Browse Theses

The growing disparity between processor and memory performance has made cache misses increasingly expensive. Additionally, data and instruction caches are not always used efficiently, resulting in large numbers of cache misses. Therefore, the importance of cache performance improvements at each level of the memory hierarchy will continue to grow. For numeric programs there are several known compiler techniques for optimizing data cache performance. However, integer (non-numeric) programs often have irregular access patterns that are more difficult for the compiler to optimize. In the past, cache management techniques such as cache bypassing were implemented manually at the machine-language-programming level.
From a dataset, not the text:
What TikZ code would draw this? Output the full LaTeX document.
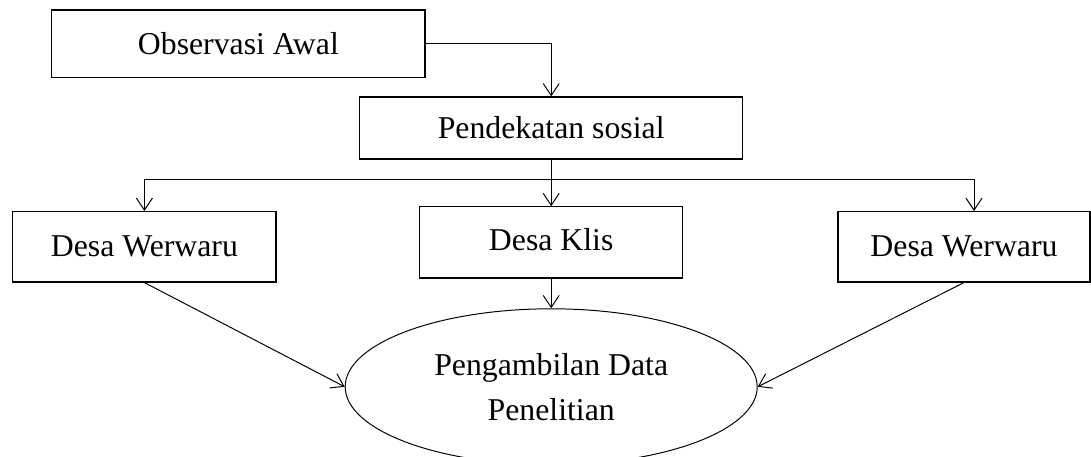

As the available chip area grows, it makes sense to spend more resources to allow intelligent control over the cache management.The objective of this dissertation is to improve cache effectiveness, taking advantage of the growing chip area, utilizing run-time adaptive cache management techniques, and optimizing both performance and cost of implementation. Specifically, the aim is to increase cache effectiveness for integer programs. This dissertation proposes a microarchitecture scheme where the hardware determines data placement within the cache hierarchy based on dynamic referencing behavior. This scheme is fully compatible with existing instruction set architectures. This dissertation also examines the theoretical upper bounds on the cache hit ratio that the proposed techniques can provide, for several integer applications. Then, detailed trace-driven simulations of several integer applications are used to show that the implementations described in this dissertation can achieve performance close to that of the upper bound.